Maybe. For all of the laments, though, it’s hard to see how such
complacency could have been avoided after the great moon shot. It
seems inevitable that we would lose interest in space, at least
for a time; inevitable that we would find the moon landing
ho-hum, and blanch at the staggering costs of an ongoing space
program; inevitable that we would turn inward again, after the
most outward-looking of feats. Even a society not fraught with
crises of faith, social order, and history would probably have
felt the same spiritual deflation. It’s an existential problem
more than a cultural one, though we’ve done a good job, with our
culture, of making it worse. We won’t solve the mysteries of
morale and imagination any more than we’ll solve the mysteries of
good and evil.
But the American sense of urgency about space hasn’t quite died.

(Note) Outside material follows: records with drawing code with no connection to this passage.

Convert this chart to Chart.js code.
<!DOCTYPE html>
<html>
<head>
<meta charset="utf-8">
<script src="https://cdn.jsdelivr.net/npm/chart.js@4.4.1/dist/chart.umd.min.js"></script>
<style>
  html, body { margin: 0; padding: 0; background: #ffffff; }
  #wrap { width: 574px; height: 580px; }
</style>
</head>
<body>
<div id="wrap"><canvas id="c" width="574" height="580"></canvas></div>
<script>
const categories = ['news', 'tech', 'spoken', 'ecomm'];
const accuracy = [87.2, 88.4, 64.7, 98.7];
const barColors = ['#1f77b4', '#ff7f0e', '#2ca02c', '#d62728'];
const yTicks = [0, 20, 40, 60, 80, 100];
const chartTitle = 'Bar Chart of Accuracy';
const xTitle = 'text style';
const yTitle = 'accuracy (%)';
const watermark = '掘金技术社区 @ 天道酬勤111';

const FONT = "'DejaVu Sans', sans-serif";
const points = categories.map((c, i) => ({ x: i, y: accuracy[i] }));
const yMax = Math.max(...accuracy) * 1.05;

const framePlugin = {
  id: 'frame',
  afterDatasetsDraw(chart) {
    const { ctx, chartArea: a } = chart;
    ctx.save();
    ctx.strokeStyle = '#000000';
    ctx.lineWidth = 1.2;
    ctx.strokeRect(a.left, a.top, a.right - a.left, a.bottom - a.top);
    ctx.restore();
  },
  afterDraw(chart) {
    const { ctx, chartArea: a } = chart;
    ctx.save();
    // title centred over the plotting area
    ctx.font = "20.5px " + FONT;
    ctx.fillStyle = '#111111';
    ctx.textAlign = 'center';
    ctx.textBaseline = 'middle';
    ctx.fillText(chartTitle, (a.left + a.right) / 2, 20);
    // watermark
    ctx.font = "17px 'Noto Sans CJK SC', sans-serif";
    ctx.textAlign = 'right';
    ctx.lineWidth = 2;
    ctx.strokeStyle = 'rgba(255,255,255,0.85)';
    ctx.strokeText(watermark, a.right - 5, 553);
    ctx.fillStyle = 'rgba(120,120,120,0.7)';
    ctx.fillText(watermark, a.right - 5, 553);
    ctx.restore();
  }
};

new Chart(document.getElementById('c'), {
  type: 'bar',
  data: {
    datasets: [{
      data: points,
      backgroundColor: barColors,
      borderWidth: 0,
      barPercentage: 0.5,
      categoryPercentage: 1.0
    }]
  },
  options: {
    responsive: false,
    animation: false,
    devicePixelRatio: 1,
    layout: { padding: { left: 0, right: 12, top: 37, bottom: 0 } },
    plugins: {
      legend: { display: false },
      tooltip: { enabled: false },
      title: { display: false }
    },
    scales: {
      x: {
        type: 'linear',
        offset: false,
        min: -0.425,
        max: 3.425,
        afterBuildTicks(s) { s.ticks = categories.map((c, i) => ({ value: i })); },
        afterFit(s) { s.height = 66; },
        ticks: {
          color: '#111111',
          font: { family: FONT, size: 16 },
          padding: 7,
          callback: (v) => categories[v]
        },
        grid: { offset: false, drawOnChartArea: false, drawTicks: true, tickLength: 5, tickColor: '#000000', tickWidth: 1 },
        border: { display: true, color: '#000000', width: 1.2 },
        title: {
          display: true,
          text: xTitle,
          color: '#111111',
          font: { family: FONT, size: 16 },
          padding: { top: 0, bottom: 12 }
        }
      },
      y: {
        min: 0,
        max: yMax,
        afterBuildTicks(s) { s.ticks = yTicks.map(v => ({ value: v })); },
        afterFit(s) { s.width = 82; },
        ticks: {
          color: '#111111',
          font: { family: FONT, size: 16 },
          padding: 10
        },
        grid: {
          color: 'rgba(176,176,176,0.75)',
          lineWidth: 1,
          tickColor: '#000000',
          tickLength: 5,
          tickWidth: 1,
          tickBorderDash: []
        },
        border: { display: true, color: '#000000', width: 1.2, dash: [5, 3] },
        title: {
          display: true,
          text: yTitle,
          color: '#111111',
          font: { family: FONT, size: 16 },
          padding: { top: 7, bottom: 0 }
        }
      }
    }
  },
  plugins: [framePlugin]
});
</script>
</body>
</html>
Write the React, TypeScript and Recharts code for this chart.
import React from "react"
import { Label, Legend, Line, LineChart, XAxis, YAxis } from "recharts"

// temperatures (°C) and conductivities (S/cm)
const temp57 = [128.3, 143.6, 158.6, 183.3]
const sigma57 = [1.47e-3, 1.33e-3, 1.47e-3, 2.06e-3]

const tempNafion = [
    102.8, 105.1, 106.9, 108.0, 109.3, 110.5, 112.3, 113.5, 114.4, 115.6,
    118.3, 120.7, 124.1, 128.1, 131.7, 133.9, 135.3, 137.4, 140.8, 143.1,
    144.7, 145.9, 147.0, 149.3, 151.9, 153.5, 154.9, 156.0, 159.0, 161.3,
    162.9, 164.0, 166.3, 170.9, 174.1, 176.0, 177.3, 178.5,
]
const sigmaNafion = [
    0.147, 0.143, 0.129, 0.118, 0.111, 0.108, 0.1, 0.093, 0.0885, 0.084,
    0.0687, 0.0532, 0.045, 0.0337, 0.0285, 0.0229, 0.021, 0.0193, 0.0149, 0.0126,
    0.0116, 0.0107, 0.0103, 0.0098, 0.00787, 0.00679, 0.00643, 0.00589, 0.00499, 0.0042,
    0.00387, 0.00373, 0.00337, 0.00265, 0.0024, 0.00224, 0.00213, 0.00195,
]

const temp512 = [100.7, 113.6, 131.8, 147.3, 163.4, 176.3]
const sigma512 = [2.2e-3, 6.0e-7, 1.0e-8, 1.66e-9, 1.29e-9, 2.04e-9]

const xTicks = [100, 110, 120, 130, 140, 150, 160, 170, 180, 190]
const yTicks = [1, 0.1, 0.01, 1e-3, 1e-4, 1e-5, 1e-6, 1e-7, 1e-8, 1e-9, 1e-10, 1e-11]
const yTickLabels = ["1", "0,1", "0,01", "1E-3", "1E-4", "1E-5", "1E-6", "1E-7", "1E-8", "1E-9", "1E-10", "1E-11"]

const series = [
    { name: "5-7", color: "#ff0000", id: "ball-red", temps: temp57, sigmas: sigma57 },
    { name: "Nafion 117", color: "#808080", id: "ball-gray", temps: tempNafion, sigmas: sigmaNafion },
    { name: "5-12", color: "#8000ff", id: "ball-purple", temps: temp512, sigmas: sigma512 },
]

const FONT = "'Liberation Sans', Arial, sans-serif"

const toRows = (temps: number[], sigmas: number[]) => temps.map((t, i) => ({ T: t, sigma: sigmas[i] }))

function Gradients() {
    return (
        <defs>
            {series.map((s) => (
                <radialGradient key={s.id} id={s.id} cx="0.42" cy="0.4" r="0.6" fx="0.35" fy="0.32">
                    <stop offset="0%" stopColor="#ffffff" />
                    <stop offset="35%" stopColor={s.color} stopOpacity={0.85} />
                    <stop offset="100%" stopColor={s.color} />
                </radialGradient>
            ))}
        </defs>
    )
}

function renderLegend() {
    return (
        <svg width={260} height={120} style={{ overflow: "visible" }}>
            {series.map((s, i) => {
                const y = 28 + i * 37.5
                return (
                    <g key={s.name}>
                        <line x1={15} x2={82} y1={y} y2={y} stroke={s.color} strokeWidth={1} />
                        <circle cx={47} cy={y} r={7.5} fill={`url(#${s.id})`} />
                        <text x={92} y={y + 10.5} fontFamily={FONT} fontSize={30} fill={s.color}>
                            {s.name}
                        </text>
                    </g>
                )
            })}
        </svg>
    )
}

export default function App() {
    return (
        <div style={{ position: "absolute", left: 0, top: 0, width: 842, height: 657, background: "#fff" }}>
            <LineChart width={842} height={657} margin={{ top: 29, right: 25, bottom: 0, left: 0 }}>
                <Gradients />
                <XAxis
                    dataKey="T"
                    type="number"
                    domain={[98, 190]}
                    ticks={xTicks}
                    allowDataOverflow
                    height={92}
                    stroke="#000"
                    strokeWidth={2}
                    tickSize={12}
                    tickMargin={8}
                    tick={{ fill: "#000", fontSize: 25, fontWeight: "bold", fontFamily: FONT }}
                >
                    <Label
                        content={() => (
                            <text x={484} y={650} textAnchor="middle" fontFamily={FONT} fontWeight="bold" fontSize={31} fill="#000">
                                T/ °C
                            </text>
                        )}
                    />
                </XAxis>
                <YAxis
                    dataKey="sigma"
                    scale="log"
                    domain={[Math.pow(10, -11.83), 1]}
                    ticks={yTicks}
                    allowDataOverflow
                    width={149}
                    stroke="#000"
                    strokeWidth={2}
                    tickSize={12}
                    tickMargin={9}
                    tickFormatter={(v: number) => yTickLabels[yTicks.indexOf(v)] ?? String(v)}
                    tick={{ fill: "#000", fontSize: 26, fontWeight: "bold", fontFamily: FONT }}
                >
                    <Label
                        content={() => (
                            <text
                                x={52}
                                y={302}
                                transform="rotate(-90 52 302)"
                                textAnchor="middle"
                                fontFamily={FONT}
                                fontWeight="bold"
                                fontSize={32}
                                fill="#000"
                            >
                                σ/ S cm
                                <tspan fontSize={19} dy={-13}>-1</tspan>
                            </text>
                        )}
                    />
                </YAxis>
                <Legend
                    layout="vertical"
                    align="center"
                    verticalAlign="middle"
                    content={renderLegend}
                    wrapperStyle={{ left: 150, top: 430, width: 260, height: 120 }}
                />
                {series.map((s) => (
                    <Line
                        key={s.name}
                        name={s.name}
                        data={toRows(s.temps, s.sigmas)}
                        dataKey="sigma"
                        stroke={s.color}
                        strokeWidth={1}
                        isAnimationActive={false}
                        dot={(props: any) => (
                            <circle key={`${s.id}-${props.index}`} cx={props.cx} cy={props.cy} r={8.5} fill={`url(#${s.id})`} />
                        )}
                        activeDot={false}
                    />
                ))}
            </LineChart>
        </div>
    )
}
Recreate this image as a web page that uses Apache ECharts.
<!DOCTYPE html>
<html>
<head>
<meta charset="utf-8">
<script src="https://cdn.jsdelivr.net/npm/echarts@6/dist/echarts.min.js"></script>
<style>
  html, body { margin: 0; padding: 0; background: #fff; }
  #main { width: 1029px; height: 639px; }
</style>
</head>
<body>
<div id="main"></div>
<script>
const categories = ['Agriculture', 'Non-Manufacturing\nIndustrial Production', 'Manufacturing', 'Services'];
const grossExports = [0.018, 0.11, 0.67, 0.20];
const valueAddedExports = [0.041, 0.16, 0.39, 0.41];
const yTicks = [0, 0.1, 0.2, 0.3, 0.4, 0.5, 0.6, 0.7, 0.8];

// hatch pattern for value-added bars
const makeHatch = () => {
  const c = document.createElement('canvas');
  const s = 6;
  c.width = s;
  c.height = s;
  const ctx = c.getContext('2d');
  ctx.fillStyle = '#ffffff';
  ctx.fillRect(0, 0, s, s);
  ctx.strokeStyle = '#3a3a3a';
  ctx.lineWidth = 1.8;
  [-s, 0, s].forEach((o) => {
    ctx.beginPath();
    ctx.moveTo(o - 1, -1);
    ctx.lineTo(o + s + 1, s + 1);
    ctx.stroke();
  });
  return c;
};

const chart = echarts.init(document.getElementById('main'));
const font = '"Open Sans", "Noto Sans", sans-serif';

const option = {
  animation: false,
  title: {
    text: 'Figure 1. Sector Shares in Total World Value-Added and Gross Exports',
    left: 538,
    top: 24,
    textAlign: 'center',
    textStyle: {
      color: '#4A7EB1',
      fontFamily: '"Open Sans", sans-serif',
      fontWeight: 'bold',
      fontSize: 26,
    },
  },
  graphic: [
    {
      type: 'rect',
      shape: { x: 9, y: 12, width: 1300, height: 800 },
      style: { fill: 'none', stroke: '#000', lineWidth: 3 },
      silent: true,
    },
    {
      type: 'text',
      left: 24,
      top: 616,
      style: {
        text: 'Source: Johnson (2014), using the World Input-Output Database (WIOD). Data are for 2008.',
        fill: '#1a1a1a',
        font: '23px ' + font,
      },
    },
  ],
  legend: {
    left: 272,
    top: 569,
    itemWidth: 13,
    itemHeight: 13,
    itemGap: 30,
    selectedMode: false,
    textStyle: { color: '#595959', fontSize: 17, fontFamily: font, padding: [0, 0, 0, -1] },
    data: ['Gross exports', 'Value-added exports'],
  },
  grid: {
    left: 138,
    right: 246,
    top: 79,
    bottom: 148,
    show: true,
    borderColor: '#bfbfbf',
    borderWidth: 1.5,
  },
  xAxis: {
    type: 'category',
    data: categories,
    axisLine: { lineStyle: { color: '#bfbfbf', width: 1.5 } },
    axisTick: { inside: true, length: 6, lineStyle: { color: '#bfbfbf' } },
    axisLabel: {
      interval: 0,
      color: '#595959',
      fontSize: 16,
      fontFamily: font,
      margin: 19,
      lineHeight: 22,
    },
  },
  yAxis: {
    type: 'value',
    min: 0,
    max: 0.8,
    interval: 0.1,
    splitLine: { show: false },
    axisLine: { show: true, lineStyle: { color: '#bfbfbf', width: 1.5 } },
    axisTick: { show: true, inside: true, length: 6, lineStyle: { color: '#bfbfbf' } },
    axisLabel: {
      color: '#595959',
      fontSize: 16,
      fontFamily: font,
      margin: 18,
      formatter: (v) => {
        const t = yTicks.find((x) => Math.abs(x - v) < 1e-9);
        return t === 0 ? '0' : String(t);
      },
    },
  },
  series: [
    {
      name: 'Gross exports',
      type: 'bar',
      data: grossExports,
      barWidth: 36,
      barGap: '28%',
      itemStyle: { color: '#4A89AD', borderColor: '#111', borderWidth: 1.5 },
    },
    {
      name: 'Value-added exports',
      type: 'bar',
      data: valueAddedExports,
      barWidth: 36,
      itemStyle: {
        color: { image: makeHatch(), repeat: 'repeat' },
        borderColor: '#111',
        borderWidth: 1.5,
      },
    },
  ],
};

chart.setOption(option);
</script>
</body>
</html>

In 2004, President Bush released his Vision
for Space Exploration, which calls for a return to the moon
in 2020 as the springboard for manned trips to Mars. The current
NASA administrator has set
2037 as a target date for landing on Mars, but the European
Space Agency seems determined to get there a few
years earlier. Assuming these projections are realistic —
and I doubt one in ten people knows the first thing about them —
it will be interesting to see if American political leaders feel
any compulsion to push the timelines. It’s hard to imagine men
like Kennedy and the leaders of the Apollo program allowing
another power to beat us out by just a few years. They would stay
up late and find some way to move into the lead.
But then, they were part of an era whose goals and convictions
seem increasingly remote. The Times’s A.O. Scott
describes the “absence of feeling, the dearth of meaning,
that accompanied the widespread awe and wonder” of the moon
landing, and though he overstates, the outlook he describes has
tended to predominate in the generation since. It’s in our books
and movies and politics, and it’s helped short-circuit our
efforts on Earth as well as outer space. We seem more comfortable
today with ironic self-awareness, which has its virtues but
insulates us from the hard choices great ambition demands.
Self-criticism and rocket propulsion rely on different sources of
energy.
I hope we do make it to Mars by 2037, or before. I hope we’re
first, and that I’m around to see it. There will be plenty of
time for irony then, but only if we get there.